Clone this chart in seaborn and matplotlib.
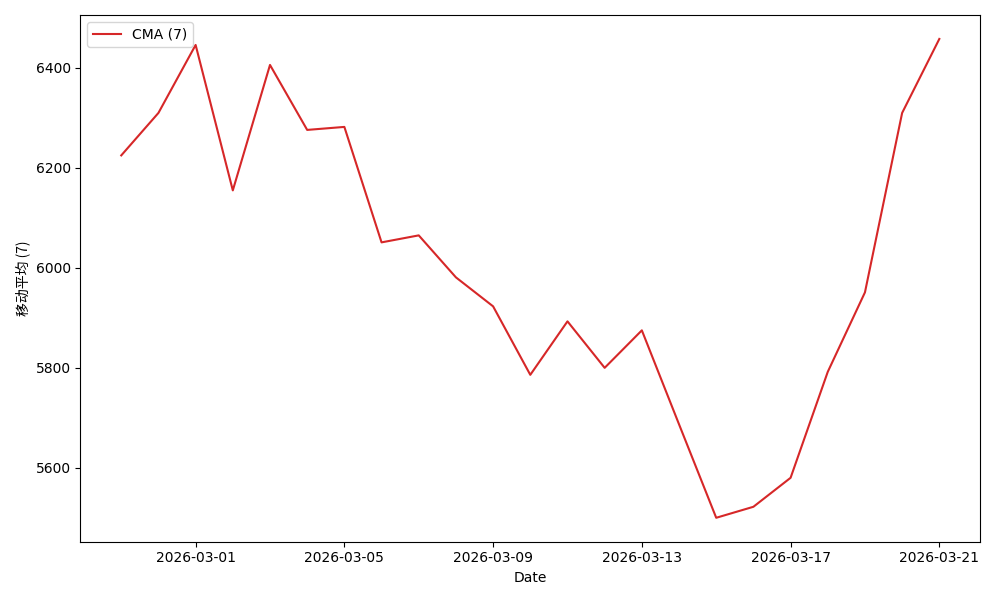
import numpy as np
import pandas as pd
import matplotlib
matplotlib.use('Agg')
import matplotlib.pyplot as plt
import matplotlib.dates as mdates
import seaborn as sns

plt.rcParams['font.family'] = ['DejaVu Sans', 'Noto Sans CJK SC']

# ── data ───────────────────────────────────────────────────────────────────
dates = pd.date_range("2026-02-27", "2026-03-21", freq="D")
cma_values = [6225, 6310, 6446, 6155, 6406, 6276, 6282, 6051, 6065, 5981,
              5923, 5786, 5893, 5800, 5875, 5687, 5500, 5522, 5580, 5792,
              5951, 6310, 6458]
tick_dates = pd.date_range("2026-03-01", "2026-03-21", freq="4D")

df = pd.DataFrame({"Date": dates, "CMA": cma_values})

fig, ax = plt.subplots(figsize=(10, 6), dpi=100)
sns.lineplot(data=df, x="Date", y="CMA", color="#d62728", label="CMA (7)", ax=ax)

ax.set_xticks(tick_dates)
ax.xaxis.set_major_formatter(mdates.DateFormatter("%Y-%m-%d"))
ax.set_yticks([5600, 5800, 6000, 6200, 6400])
ax.set_xlabel("Date")
ax.set_ylabel("移动平均 (7)", family=['Noto Sans CJK SC', 'DejaVu Sans'])
ax.legend(loc="upper left")

plt.tight_layout()
plt.savefig("out.png")
plt.close()
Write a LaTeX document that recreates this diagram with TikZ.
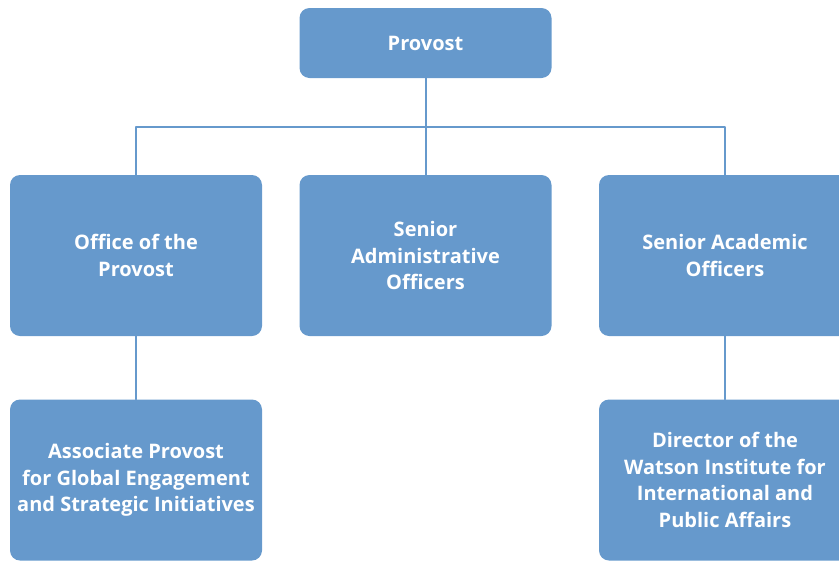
\documentclass[tikz,border=0pt]{standalone}
\usepackage{fontspec}
\setmainfont{Open Sans}
\usetikzlibrary{positioning}
\definecolor{boxblue}{HTML}{6699CC}

\begin{document}
\begin{tikzpicture}[line cap=round,line join=round,x=1pt,y=-1pt,
  orgbox/.style={fill=boxblue, rounded corners=10pt, minimum width=252pt, text=white,
    align=center, inner sep=4pt, font=\fontsize{20}{26.5}\selectfont\bfseries},
  orgline/.style={draw=boxblue, line width=2pt}]

		\useasboundingbox (0,0) rectangle (839,563);

		%ylin taso
		\node[orgbox, minimum height=70pt] (provost) at (425.5,43) {Provost};

		%toinen taso
		\node[orgbox, minimum height=161pt] (office) at (136,255.5) {Office of the\\Provost};
		\node[orgbox, minimum height=161pt] (admin) at (425.5,255.5) {Senior\\Administrative\\Officers};
		\node[orgbox, minimum height=161pt] (academic) at (725,255.5) {Senior Academic\\Officers};

		%kolmas taso
		\node[orgbox, minimum height=161pt] (assoc) at (136,480) {Associate Provost\\for Global Engagement\\and Strategic Initiatives};
		\node[orgbox, minimum height=161pt] (watson) at (725,480) {Director of the\\Watson Institute for\\International and\\Public Affairs};

		% viivat
		\coordinate (bar) at (425.5,127);
		\draw[orgline] (provost.south) -- (admin.north);
		\draw[orgline] (office.north) |- (bar) -| (academic.north);
		\draw[orgline] (office.south) -- (assoc.north);
		\draw[orgline] (academic.south) -- (watson.north);

\end{tikzpicture}
\end{document}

----------------------------------------

### Exercise aim
Omit the images and transcribe all of the records above word for word.

### Exercise response
Clone this chart in seaborn and matplotlib.
import numpy as np
import pandas as pd
import matplotlib
matplotlib.use('Agg')
import matplotlib.pyplot as plt
import matplotlib.dates as mdates
import seaborn as sns

plt.rcParams['font.family'] = ['DejaVu Sans', 'Noto Sans CJK SC']

# ── data ───────────────────────────────────────────────────────────────────
dates = pd.date_range("2026-02-27", "2026-03-21", freq="D")
cma_values = [6225, 6310, 6446, 6155, 6406, 6276, 6282, 6051, 6065, 5981,
              5923, 5786, 5893, 5800, 5875, 5687, 5500, 5522, 5580, 5792,
              5951, 6310, 6458]
tick_dates = pd.date_range("2026-03-01", "2026-03-21", freq="4D")

df = pd.DataFrame({"Date": dates, "CMA": cma_values})

fig, ax = plt.subplots(figsize=(10, 6), dpi=100)
sns.lineplot(data=df, x="Date", y="CMA", color="#d62728", label="CMA (7)", ax=ax)

ax.set_xticks(tick_dates)
ax.xaxis.set_major_formatter(mdates.DateFormatter("%Y-%m-%d"))
ax.set_yticks([5600, 5800, 6000, 6200, 6400])
ax.set_xlabel("Date")
ax.set_ylabel("移动平均 (7)", family=['Noto Sans CJK SC', 'DejaVu Sans'])
ax.legend(loc="upper left")

plt.tight_layout()
plt.savefig("out.png")
plt.close()
Write a LaTeX document that recreates this diagram with TikZ.
\documentclass[tikz,border=0pt]{standalone}
\usepackage{fontspec}
\setmainfont{Open Sans}
\usetikzlibrary{positioning}
\definecolor{boxblue}{HTML}{6699CC}

\begin{document}
\begin{tikzpicture}[line cap=round,line join=round,x=1pt,y=-1pt,
  orgbox/.style={fill=boxblue, rounded corners=10pt, minimum width=252pt, text=white,
    align=center, inner sep=4pt, font=\fontsize{20}{26.5}\selectfont\bfseries},
  orgline/.style={draw=boxblue, line width=2pt}]

		\useasboundingbox (0,0) rectangle (839,563);

		%ylin taso
		\node[orgbox, minimum height=70pt] (provost) at (425.5,43) {Provost};

		%toinen taso
		\node[orgbox, minimum height=161pt] (office) at (136,255.5) {Office of the\\Provost};
		\node[orgbox, minimum height=161pt] (admin) at (425.5,255.5) {Senior\\Administrative\\Officers};
		\node[orgbox, minimum height=161pt] (academic) at (725,255.5) {Senior Academic\\Officers};

		%kolmas taso
		\node[orgbox, minimum height=161pt] (assoc) at (136,480) {Associate Provost\\for Global Engagement\\and Strategic Initiatives};
		\node[orgbox, minimum height=161pt] (watson) at (725,480) {Director of the\\Watson Institute for\\International and\\Public Affairs};

		% viivat
		\coordinate (bar) at (425.5,127);
		\draw[orgline] (provost.south) -- (admin.north);
		\draw[orgline] (office.north) |- (bar) -| (academic.north);
		\draw[orgline] (office.south) -- (assoc.north);
		\draw[orgline] (academic.south) -- (watson.north);

\end{tikzpicture}
\end{document}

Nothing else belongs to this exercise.